James Madison Papers

To James Madison from Thomas Todd, 6 August 1817

From Thomas Todd

Augt. 6th. 1817.

My Dear Sir,

Since my return from Lexington from whence I wrote you,1 Mrs. T. has received two letters from her son Walter, pressing for permission to spend the ensuing winter in Philadelphia & attend the lectures of Dr. Cooper.2 As the request is complied with, I have to solicit the favour of you to advance to him (if convenient) such sum of money as you deem necessary for the outfit & to fix him there til I can make him a remittance. I presume two or three hundred dollars in addition to the hundred before requested will be sufficient.
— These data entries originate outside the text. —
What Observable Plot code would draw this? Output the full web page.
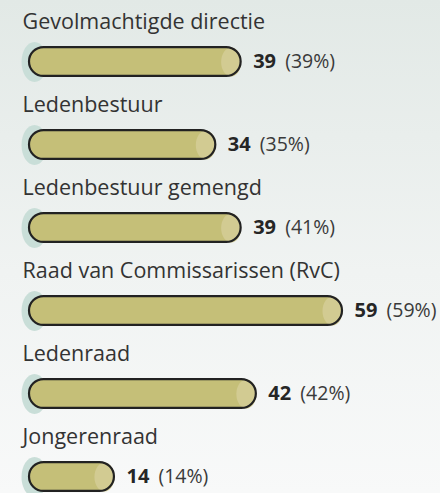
<!DOCTYPE html>
<html>
<head>
<meta charset="utf-8">
<script src="https://cdn.jsdelivr.net/npm/d3@7"></script>
<script src="https://cdn.jsdelivr.net/npm/@observablehq/plot@0.6"></script>
<style>
  html, body { margin: 0; padding: 0; }
  body { width: 440px; height: 493px; background: linear-gradient(to bottom, #e2e9e6 0%, #f0f3f2 55%, #f8f9f9 100%); overflow: hidden; }
  svg { display: block; }
</style>
</head>
<body>
<div id="chart"></div>
<script>
const categories = [
  "Gevolmachtigde directie",
  "Ledenbestuur",
  "Ledenbestuur gemengd",
  "Raad van Commissarissen (RvC)",
  "Ledenraad",
  "Jongerenraad"
];
const counts = [39, 34, 39, 59, 42, 14];
const percents = [39, 35, 41, 59, 42, 14];

const data = categories.map((c, i) => ({category: c, count: counts[i], pct: percents[i]}));

function ellipse(rx, ry) {
  const k = 0.5523;
  return {
    draw(ctx) {
      ctx.moveTo(-rx, 0);
      ctx.bezierCurveTo(-rx, -ry * k, -rx * k, -ry, 0, -ry);
      ctx.bezierCurveTo(rx * k, -ry, rx, -ry * k, rx, 0);
      ctx.bezierCurveTo(rx, ry * k, rx * k, ry, 0, ry);
      ctx.bezierCurveTo(-rx * k, ry, -rx, ry * k, -rx, 0);
      ctx.closePath();
    }
  };
}

const font = "'Open Sans', sans-serif";
const inset = 27.1;

const chart = Plot.plot({
  width: 440,
  height: 493,
  marginLeft: 44,
  marginRight: 97,
  marginTop: 0,
  marginBottom: 0,
  style: {background: "transparent", fontFamily: font},
  x: {domain: [0, 59], range: [44, 343], axis: null},
  y: {domain: categories, range: [18.9, 518.1], padding: 0, axis: null},
  marks: [
    // halo behind left end
    Plot.dot(data, {x: () => 0, y: "category", dx: -10, symbol: ellipse(13, 20), fill: "#c9ded8", stroke: "none"}),
    // bar body
    Plot.barX(data, {x1: () => 0, x2: "count", y: "category", insetTop: inset, insetBottom: inset, insetLeft: -15, insetRight: 1, rx: 14.5, fill: "#c5bf78"}),
    // highlight at right end
    Plot.dot(data, {x: "count", y: "category", dx: -11, symbol: ellipse(10, 14.5), fill: "#d2cb92", stroke: "none"}),
    // outline
    Plot.barX(data, {x1: () => 0, x2: "count", y: "category", insetTop: inset, insetBottom: inset, insetLeft: -15, insetRight: 1, rx: 14.5, fill: "none", stroke: "#222", strokeWidth: 2.2}),
    // category labels
    Plot.text(data, {x: () => 0, y: "category", text: "category", dx: -22, dy: -33.5, textAnchor: "start", lineAnchor: "bottom", fontSize: 21.5, fill: "#333"}),
    // count (bold)
    Plot.text(data, {x: "count", y: "category", text: d => String(d.count), dx: 11, textAnchor: "start", lineAnchor: "middle", fontSize: 20, fontWeight: "bold", fill: "#262626"}),
    // percent
    Plot.text(data, {x: "count", y: "category", text: d => `(${d.pct}%)`, dx: 43, textAnchor: "start", lineAnchor: "middle", fontSize: 19.5, fill: "#3a3a3a"})
  ]
});
document.getElementById("chart").appendChild(chart);
</script>
</body>
</html>
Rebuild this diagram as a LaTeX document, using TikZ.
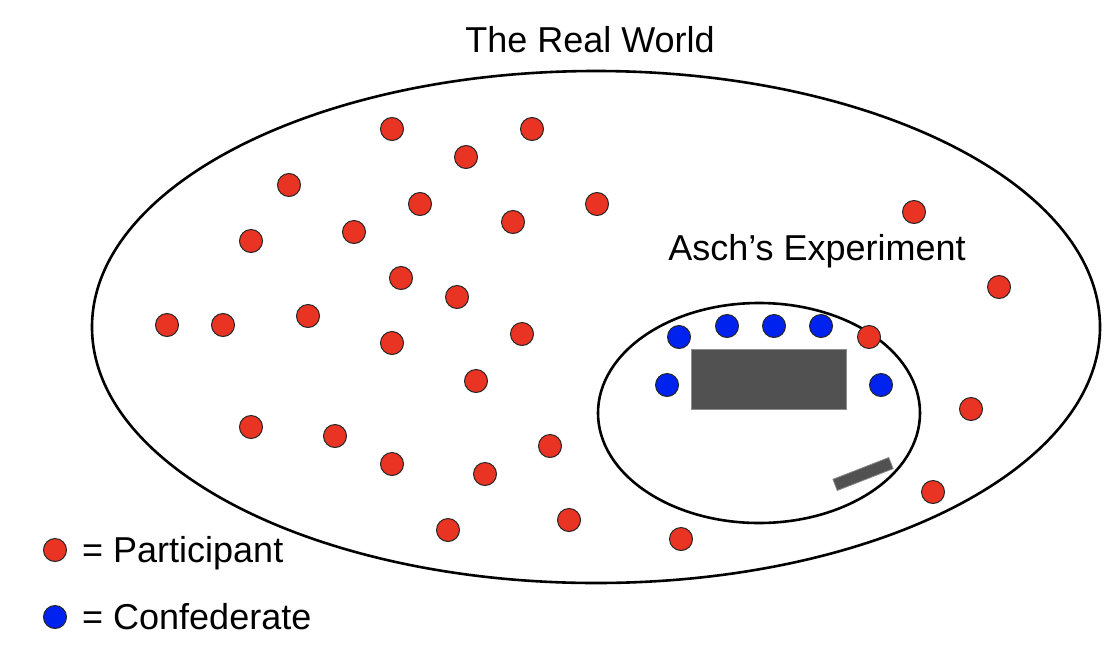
\documentclass[tikz,border=0pt]{standalone}
\usepackage{fontspec}
\setmainfont{Liberation Sans}
\begin{document}
\begin{tikzpicture}[x=1pt,y=-1pt,
  part/.style={circle,draw=black!85,line width=1pt,fill=redp,minimum size=23pt,inner sep=0pt},
  conf/.style={circle,draw=black!85,line width=1pt,fill=bluec,minimum size=23pt,inner sep=0pt},
  lbl/.style={font=\fontsize{36}{43}\selectfont,inner sep=0pt},
  furn/.style={fill=tablegray,draw=black!45,line width=0.8pt}]
\definecolor{redp}{RGB}{233,51,35}
\definecolor{bluec}{RGB}{0,34,238}
\definecolor{tablegray}{RGB}{81,81,81}
\useasboundingbox (0,0) rectangle (1118,648);
% world
\draw[line width=2.6pt] (596,327) ellipse [x radius=504, y radius=256];
\node[lbl,anchor=base] (world) at (590,52) {The Real World};
% experiment
\draw[line width=2.6pt] (759,413) ellipse [x radius=161, y radius=110];
\node[lbl,anchor=base] (asch) at (817,260) {Asch’s Experiment};
\draw[furn] (691,349) rectangle (846,409);
\draw[furn,rotate around={21.3:(863,474)}] (833,468) rectangle (893,480);
% confederates
\node[conf] (c1) at (679,337) {};
\node[conf] (c2) at (727,326) {};
\node[conf] (c3) at (774,326) {};
\node[conf] (c4) at (821,326) {};
\node[conf] (c5) at (667,385) {};
\node[conf] (c6) at (881,385) {};
\node[part] (s) at (869,337) {};
% participants
\node[part] (p1) at (392,129) {};
\node[part] (p2) at (532,129) {};
\node[part] (p3) at (466,157) {};
\node[part] (p4) at (289,185) {};
\node[part] (p5) at (420,204) {};
\node[part] (p6) at (597,204) {};
\node[part] (p7) at (513,222) {};
\node[part] (p8) at (251,241) {};
\node[part] (p9) at (354,232) {};
\node[part] (p10) at (401,278) {};
\node[part] (p11) at (457,297) {};
\node[part] (p12) at (308,316) {};
\node[part] (p13) at (392,343) {};
\node[part] (p14) at (522,334) {};
\node[part] (p15) at (167,325) {};
\node[part] (p16) at (223,325) {};
\node[part] (p17) at (476,381) {};
\node[part] (p18) at (251,427) {};
\node[part] (p19) at (335,436) {};
\node[part] (p20) at (392,464) {};
\node[part] (p21) at (485,474) {};
\node[part] (p22) at (550,446) {};
\node[part] (p23) at (448,530) {};
\node[part] (p24) at (569,520) {};
\node[part] (p25) at (681,539) {};
\node[part] (p26) at (914,212) {};
\node[part] (p27) at (999,287) {};
\node[part] (p28) at (971,409) {};
\node[part] (p29) at (933,492) {};
% legend
\node[part] (lp) at (55,550) {};
\node[lbl,anchor=base west] (lpt) at (82,562) {= Participant};
\node[conf] (lc) at (55,617) {};
\node[lbl,anchor=base west] (lct) at (82,629) {= Confederate};
\end{tikzpicture}
\end{document}
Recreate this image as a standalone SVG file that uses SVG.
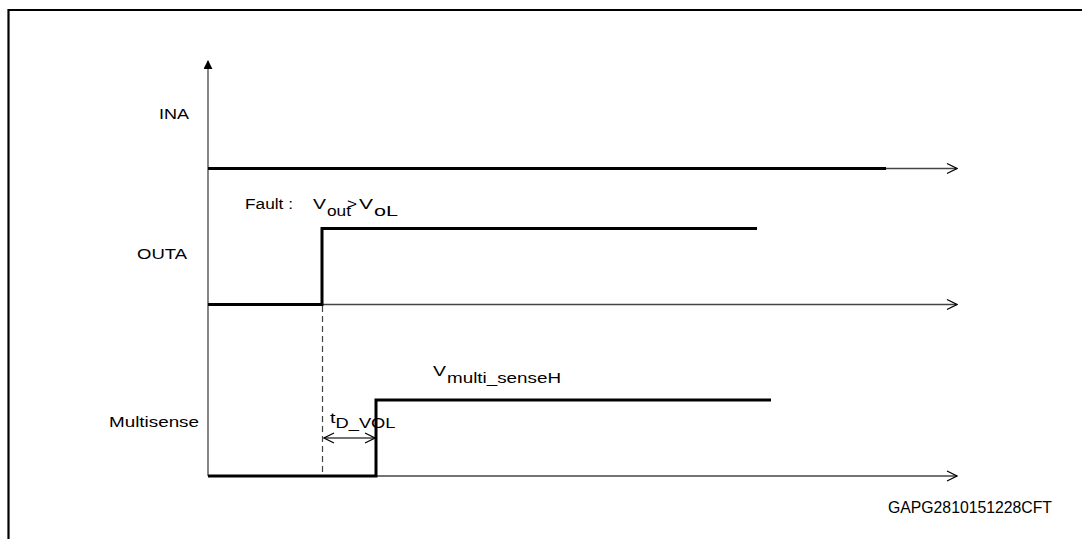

Whatever sums you advance to the boys, deduct from the price of the horses, which I hope will arrive safe & without injury & that both them & their price you will not be dissatisfied with.

The Election for representatives to our State legislature commenced on Monday—in this & the adjacent Counties no doubt exists as to the result in favour of a new election of Governor. I still think it doubtful in the State at large.

Mrs. T. unites with me in affectionate respect & esteem to yourself & our dear Sisters & other friends with sincere esteem & regard I am Yrs.

Thomas Todd

RC (MdHi: Dennis Autograph Collection). Docketed by JM.

2Thomas Cooper (1759–1839) was a British-born political writer and scientist who came to the United States in 1794 seeking a more congenial atmosphere for his freethinking religious and political views. He was a supporter of Jeffersonian republicanism and held local political office in Pennsylvania, where he settled. From 1811 to 1815 he was professor of chemistry at Carlisle (now Dickinson) College. In 1816 he became professor of applied chemistry and mineralogy at the University of Pennsylvania, where he lectured until 1819. Jefferson sought assiduously to lure Cooper to the nascent University of Virginia, but opposition to Cooper’s religious views prevented his appointment. In 1820, Cooper became professor (later president) of South Carolina College (now the University of South Carolina) and retired from that situation in 1834.